Since much has been written about the negotiations between the cities and county regarding Service Delivery Strategy, I feel responsible to tell the cities’ side of the story.
This is the county’s lawsuit: The cities have not sued the county. The county sued the cities, the Georgia Department of Community Affairs and numerous DCA board members. Consequently, in regard to the $367,000 the cities have spent, it has been mostly in defense of the county’s lawsuit.
Sanctions: Once the cities and the county were placed under sanctions for not agreeing upon a new SDS agreement, Lowndes County was placed in non-compliance and sanctions were imposed by the Georgia Department of Community Affairs.
These sanctions were very serious. They impacted Lake Park, Hahira and Valdosta. Specifically, Hahira’s attempt to secure an environment grant was blocked.
A Valdosta downtown property owner was working with a state agency to obtain a loan for a building restoration. The transaction could not take place while the cities and county were in non-compliance. Fortunately, there was a process to have the sanctions held in abeyance by the court. The cities requested the court to do so. The county opposed lifting the sanctions. The court agreed with the cities.

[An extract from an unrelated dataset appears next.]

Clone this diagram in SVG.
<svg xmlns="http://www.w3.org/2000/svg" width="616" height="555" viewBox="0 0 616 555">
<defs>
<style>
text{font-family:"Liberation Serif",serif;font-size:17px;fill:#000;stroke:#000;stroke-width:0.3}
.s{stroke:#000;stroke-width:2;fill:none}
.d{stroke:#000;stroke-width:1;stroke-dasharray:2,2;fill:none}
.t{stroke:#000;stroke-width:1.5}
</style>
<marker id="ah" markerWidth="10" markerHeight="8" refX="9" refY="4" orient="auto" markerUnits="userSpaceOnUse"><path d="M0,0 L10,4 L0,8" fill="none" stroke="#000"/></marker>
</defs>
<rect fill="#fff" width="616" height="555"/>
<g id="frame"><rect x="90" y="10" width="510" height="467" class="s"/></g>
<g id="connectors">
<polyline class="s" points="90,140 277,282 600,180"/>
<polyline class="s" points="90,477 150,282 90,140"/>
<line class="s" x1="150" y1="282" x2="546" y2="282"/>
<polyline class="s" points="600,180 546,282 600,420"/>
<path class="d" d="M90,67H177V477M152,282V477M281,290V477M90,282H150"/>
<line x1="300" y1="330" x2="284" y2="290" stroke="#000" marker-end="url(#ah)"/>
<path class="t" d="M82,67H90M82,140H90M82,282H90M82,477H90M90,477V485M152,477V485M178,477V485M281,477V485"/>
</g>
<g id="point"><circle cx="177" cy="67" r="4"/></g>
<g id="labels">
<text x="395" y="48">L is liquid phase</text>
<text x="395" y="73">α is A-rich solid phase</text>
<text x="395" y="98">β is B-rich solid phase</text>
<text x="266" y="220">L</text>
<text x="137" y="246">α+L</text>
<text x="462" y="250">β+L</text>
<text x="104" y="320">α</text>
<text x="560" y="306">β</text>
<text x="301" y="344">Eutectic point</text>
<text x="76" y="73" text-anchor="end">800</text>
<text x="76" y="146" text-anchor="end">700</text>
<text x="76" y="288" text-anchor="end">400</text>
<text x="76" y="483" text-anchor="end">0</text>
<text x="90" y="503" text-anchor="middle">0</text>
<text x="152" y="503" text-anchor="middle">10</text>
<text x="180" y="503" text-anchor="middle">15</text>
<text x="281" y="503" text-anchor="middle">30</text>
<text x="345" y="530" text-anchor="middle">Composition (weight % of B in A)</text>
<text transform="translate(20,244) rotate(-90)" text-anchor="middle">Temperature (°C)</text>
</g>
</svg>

Attacks on SDS: Instead of utilizing the SDS resolution process, the county chose to attack it. The county initially argued the SDS resolution process was unconstitutional. The Georgia Supreme Court disagreed. The county’s second attack against the negotiation process is that the SDS agreement from 2008 remains in effect. The latest decision says that attack also fails. Now the county has appealed the latest SDS rulings to the Supreme Court. This will cause additional expense and delay which will only lead to more taxpayer dollars being spent.
Tax inequity faced by municipal residents: SDS is meant to eliminate or greatly reduce tax inequities. The recent article on SDS attorney’s fees highlight the tax inequity faced by the municipal residents of Hahira, Lake Park, Dasher, Remerton and Valdosta. For example, the residents of those cities pay approximately 52% of the Lowndes County Tax Digest. The county paid its SDS attorney’s fees from that revenue source. Consequently, municipal residents not only paid 100% of their own legal fees, they also paid 52% of the county’s.
The cities did not initiate the SDS lawsuit and were certainly not involved in the county’s decision to sue, and then appeal the decision to dismiss the state entities. However, the cities still have to pay the majority of the county’s attorney’s fees.
Negotiations: The cities have negotiated on every issue but the county has not. The last proposal the cities offered was that for any residence, development or residential project, the cities would agree to follow the same process utilized in the 2008 SDS agreement. However, for commercial/ industrial prospects and projects, the cities proposed customer choice.
If the commercial or industrial project desires municipal water/sewer and fire protection, then those municipalities could provide it. Again, any provision of these services would be driven by a request by the potential prospect.
This is a very small adjustment to our previous agreement with the county. It would bring all the arguing and spending of taxpayer money to an end. It would also facilitate more efficient negotiations with industrial and commercial prospects in an attempt to bring more jobs to Lowndes County.
The cities hope the county will direct its attorney to drop further appeals, accept the offer above and move forward.
John Gayle is the mayor of Valdosta.